Roosevelt did not dilly-dally once he made a decision. He issued an Executive Order directing the extra pay for enlisted personnel. This was the beginning of submarine pay!
In 1907, Plunger was under the command of one very young and very wet Ensign Chester Nimitz who lead a huge crew of one Chief and five sailors.
Nimitz would go on to successively command three other boats after leaving Plunger— USS Snapper, USS Narwhal, and USS Skipjack— remaining in the submarine service until 1913 at which point he was in command of the Atlantic Submarine Flotilla.
The small but hearty young boat served for ten years in more or less active duty, then spend almost another ten in mothballs as a target before she was scrapped in 1922.
She spent the Great War hoisted aboard the hulk of the former Civil War monitor USS Puritan, then more than 50-years old, a blend of the Navy’s past and future if there ever were one.
Full Circle
The little submarine’s name was quickly recycled for the Porpoise-class fleet boat, USS Plunger (SS-179), which was ordered in 1935. Off Diamond Head when Japanese planes attacked on 7 December 1941, she scored an important victory for the country when she sent a Japanese freighter to the bottom just weeks afterward while on her first war patrol.

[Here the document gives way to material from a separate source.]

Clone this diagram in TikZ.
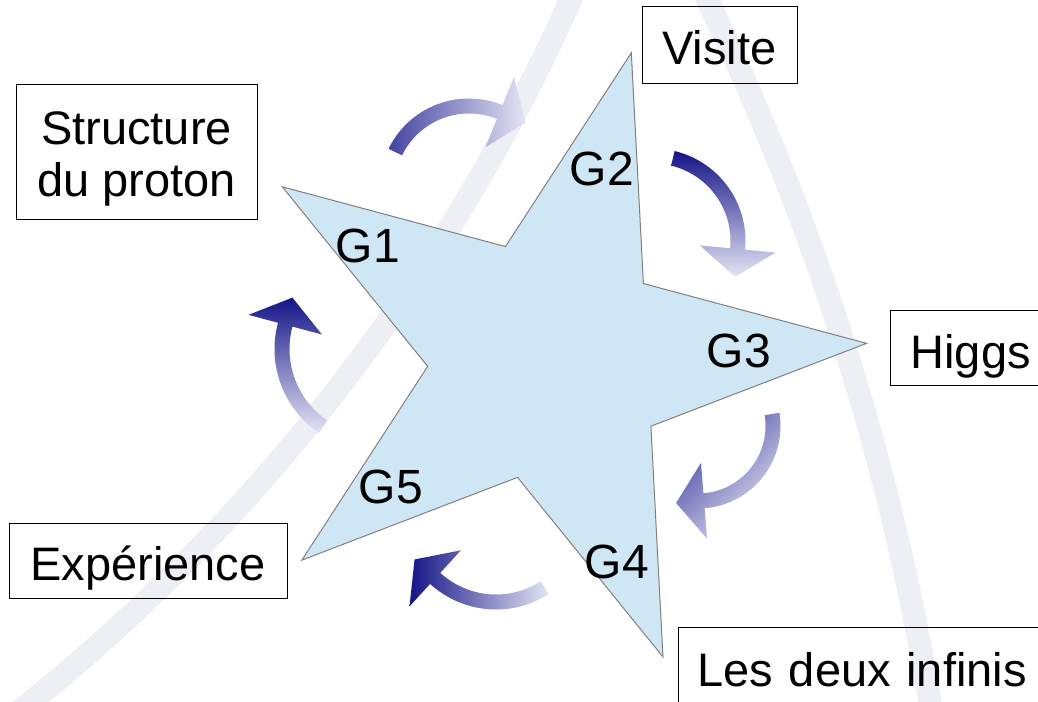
\documentclass[tikz,border=0pt]{standalone}
\usepackage{fontspec}
\setmainfont{Liberation Sans}
\definecolor{bandcol}{RGB}{238,238,245}
\definecolor{starfill}{RGB}{207,230,244}
\definecolor{staredge}{RGB}{128,128,128}
\definecolor{navy}{RGB}{20,20,135}
\definecolor{midblue}{RGB}{68,68,162}
\definecolor{paleblue}{RGB}{228,228,244}
\newcommand{\arrhw}{7.5}
\newcommand{\arrhh}{38}
\newcommand{\arrhl}{28}
% curved arrow: #1 cx, #2 cy, #3 radius, #4 start angle, #5 end angle, #6 shading options
\newcommand{\curvarrow}[6]{%
  \shade[#6] plot[domain=#4:#5, samples=40] ({#1+(#3+\arrhw)*cos(\x)},{#2-(#3+\arrhw)*sin(\x)})
    -- ({#1+(#3+\arrhh)*cos(#5)},{#2-(#3+\arrhh)*sin(#5)})
    -- ({#1+#3*cos(#5)+\arrhl*sin(#5)},{#2-#3*sin(#5)+\arrhl*cos(#5)})
    -- ({#1+(#3-\arrhh)*cos(#5)},{#2-(#3-\arrhh)*sin(#5)})
    -- plot[domain=#5:#4, samples=40] ({#1+(#3-\arrhw)*cos(\x)},{#2-(#3-\arrhw)*sin(\x)})
    -- cycle;}
\tikzset{
  box/.style={draw=black, line width=1pt, inner sep=0pt, font=\fontsize{47}{52}\selectfont},
  single/.style={text height=40pt, text depth=0pt},
  glabel/.style={inner sep=0pt, font=\fontsize{48}{52}\selectfont, anchor=base},
  band/.style={draw=bandcol, line width=23pt},
  starstyle/.style={fill=starfill, draw=staredge, line width=1pt, line join=miter},
}
\begin{document}
\begin{tikzpicture}[x=1pt,y=-1pt]
\useasboundingbox (0,0) rectangle (1038,701);
\clip (0,0) rectangle (1038,701);
% background bands
\draw[band] plot[domain=-57:-20, samples=120] ({-1160+1895*cos(\x)},{-772-1895*sin(\x)});
\draw[band] plot[domain=5:28, samples=120] ({-1631+2596*cos(\x)},{1127-2596*sin(\x)});
% boxes
\node[box, minimum width=241pt, minimum height=135pt, align=center] (proton) at (136.5,151.5) {\rule{0pt}{48pt}Structure\\du proton};
\node[box, single, minimum width=155pt, minimum height=76pt] (visite) at (719.5,45) {Visite};
\node[box, single, anchor=north west, minimum height=75pt, text width=200pt, inner xsep=20pt, align=left] (higgs) at (890,310) {Higgs};
\node[box, single, minimum width=278pt, minimum height=75pt] (exp) at (148,560.5) {Expérience};
\node[box, single, anchor=north west, minimum height=78pt, text width=380pt, inner xsep=19pt, align=left] (ldi) at (678,627) {Les deux infinis};
% star
\coordinate (sc) at (549,360);
\draw[starstyle]
  ({549+318*cos(3)},{360-318*sin(3)}) -- ({549+121.5*cos(39)},{360-121.5*sin(39)})
  -- ({549+318*cos(75)},{360-318*sin(75)}) -- ({549+121.5*cos(111)},{360-121.5*sin(111)})
  -- ({549+318*cos(147)},{360-318*sin(147)}) -- ({549+121.5*cos(183)},{360-121.5*sin(183)})
  -- ({549+318*cos(219)},{360-318*sin(219)}) -- ({549+121.5*cos(255)},{360-121.5*sin(255)})
  -- ({549+318*cos(291)},{360-318*sin(291)}) -- ({549+121.5*cos(327)},{360-121.5*sin(327)})
  -- cycle;
% labels
\node[glabel] (g1) at (368,262) {G1};
\node[glabel] (g2) at (602,185) {G2};
\node[glabel] (g3) at (739,367) {G3};
\node[glabel] (g4) at (617,578) {G4};
\node[glabel] (g5) at (391,503) {G5};
% curved arrows
\curvarrow{469}{188}{82}{154}{68}{left color=midblue, right color=paleblue}
\curvarrow{653}{241}{85}{76.5}{-5.4}{top color=navy, bottom color=paleblue}
\curvarrow{698}{426}{75}{9.2}{-85.4}{top color=midblue, bottom color=paleblue, shading angle=45}
\curvarrow{496}{512}{90}{-57.2}{-132.5}{left color=navy, right color=paleblue}
\curvarrow{376}{349}{94}{-124.2}{-195}{top color=navy, bottom color=paleblue}
\end{tikzpicture}
\end{document}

In 1960, retired Fleet Admiral Chester W. Nimitz, USN, trekked down to at Mare Island Naval Shipyard at Vallejo, California to speak at the keel-laying ceremony of the new Permit-class attack boat, USS Plunger (SSN-595), the third such submarine to carry the name, bringing the story of Submarine No. 2 full circle.
Nimitz was of course something of a sentimental man, often signing photos of ships he had a connection with. In his papers, which were turned over to the Navy after his death he had kept this snapshot.
Specs:
Displacement: 107 long tons (109 t)
Length: 63’10”
Beam: 11’11
Draft: 10’7″
Propulsion: 160-hp Otto gasoline engine, Electro Dynamic electric motors.
Speed: 8 kn surfaced, 7 kn submerged
Complement: 7 (1 officer, 1 chief, 5 sailors)
Armament: 1 × 18 in (460 mm) torpedo tube, with four reloads.